_PROMPT_
The lines from the top of the material through the line with "const seriesColors = ['#0072BD', '#D95319', '#EDB120'];" are to be set down exactly. Leave the pictures out.

* BEGIN RECORDED INFORMATION *

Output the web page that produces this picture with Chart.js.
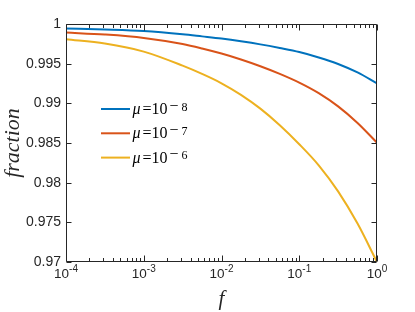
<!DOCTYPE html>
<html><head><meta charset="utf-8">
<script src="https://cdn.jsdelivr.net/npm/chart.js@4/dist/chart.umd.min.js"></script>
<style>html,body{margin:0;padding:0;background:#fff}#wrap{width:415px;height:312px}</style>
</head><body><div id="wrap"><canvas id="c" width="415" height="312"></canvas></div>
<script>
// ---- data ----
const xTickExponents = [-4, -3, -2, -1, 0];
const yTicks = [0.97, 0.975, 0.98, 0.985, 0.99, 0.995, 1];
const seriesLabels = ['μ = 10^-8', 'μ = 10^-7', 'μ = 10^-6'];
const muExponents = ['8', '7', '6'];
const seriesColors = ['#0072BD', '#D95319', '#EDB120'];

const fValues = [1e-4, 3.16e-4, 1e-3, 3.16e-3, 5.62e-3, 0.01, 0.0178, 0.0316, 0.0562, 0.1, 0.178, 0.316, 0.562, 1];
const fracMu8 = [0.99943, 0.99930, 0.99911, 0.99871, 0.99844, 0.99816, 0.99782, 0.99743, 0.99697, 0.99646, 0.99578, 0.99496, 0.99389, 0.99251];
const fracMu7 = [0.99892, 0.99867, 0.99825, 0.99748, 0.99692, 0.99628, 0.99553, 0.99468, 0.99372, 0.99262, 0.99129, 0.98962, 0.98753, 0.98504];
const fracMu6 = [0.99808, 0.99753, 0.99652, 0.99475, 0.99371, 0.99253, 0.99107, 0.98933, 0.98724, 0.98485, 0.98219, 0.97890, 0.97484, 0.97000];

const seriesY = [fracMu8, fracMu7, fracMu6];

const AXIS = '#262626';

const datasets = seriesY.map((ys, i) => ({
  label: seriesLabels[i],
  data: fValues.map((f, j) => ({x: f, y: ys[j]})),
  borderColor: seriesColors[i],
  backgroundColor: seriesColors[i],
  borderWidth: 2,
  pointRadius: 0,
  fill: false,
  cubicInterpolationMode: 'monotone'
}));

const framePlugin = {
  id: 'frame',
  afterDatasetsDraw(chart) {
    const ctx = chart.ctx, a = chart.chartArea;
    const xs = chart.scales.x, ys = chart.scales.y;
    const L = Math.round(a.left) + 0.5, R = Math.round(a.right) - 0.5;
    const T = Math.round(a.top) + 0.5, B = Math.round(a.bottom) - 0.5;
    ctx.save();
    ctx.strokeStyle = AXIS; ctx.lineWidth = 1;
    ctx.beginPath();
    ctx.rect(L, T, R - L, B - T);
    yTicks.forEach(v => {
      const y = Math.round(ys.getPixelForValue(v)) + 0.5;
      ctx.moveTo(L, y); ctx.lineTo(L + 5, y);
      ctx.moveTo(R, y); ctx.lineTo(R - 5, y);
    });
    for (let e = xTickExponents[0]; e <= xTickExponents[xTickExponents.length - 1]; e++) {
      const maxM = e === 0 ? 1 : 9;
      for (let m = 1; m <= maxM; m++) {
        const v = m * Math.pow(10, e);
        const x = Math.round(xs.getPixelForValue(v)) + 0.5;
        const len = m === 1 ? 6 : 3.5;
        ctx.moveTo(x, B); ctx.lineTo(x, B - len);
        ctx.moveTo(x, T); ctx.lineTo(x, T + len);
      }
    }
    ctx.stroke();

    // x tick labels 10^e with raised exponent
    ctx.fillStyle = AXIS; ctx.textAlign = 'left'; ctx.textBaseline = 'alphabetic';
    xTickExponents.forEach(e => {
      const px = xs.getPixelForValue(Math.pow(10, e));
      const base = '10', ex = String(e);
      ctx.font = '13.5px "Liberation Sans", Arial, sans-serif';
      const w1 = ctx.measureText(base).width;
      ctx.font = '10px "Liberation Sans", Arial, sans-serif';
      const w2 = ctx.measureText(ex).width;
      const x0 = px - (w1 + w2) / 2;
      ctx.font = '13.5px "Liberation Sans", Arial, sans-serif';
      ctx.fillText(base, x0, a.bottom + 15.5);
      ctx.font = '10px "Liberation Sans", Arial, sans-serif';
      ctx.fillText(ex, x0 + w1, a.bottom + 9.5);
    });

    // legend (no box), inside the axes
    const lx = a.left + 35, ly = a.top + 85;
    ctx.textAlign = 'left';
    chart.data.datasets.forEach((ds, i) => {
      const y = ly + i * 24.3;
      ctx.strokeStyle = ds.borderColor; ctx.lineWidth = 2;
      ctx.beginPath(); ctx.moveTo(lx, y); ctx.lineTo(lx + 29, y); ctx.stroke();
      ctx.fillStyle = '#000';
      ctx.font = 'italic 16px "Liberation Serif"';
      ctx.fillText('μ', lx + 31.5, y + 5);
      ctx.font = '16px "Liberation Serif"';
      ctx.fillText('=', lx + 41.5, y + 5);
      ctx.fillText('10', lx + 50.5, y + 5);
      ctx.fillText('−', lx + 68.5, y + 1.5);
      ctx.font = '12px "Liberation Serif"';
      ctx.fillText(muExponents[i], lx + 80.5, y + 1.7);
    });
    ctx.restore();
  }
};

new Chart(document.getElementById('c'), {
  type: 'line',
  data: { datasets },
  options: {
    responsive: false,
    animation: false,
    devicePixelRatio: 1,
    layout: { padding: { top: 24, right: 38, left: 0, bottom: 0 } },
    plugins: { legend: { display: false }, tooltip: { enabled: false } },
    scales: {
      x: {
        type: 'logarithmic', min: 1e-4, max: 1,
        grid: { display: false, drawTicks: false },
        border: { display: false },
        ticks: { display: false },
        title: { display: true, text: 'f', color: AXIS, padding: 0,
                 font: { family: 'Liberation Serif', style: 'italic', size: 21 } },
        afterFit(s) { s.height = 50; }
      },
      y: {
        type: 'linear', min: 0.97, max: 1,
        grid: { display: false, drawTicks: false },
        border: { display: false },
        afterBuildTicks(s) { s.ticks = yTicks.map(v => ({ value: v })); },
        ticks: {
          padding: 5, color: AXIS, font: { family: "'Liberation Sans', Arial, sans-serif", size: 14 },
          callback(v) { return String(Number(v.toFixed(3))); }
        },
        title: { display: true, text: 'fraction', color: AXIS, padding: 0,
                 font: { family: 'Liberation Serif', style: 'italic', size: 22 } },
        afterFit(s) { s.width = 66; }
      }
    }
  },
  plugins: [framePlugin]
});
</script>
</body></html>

* END RECORDED INFORMATION *

_WRITTEN REPLY_
Output the web page that produces this picture with Chart.js.
<!DOCTYPE html>
<html><head><meta charset="utf-8">
<script src="https://cdn.jsdelivr.net/npm/chart.js@4/dist/chart.umd.min.js"></script>
<style>html,body{margin:0;padding:0;background:#fff}#wrap{width:415px;height:312px}</style>
</head><body><div id="wrap"><canvas id="c" width="415" height="312"></canvas></div>
<script>
// ---- data ----
const xTickExponents = [-4, -3, -2, -1, 0];
const yTicks = [0.97, 0.975, 0.98, 0.985, 0.99, 0.995, 1];
const seriesLabels = ['μ = 10^-8', 'μ = 10^-7', 'μ = 10^-6'];
const muExponents = ['8', '7', '6'];
const seriesColors = ['#0072BD', '#D95319', '#EDB120'];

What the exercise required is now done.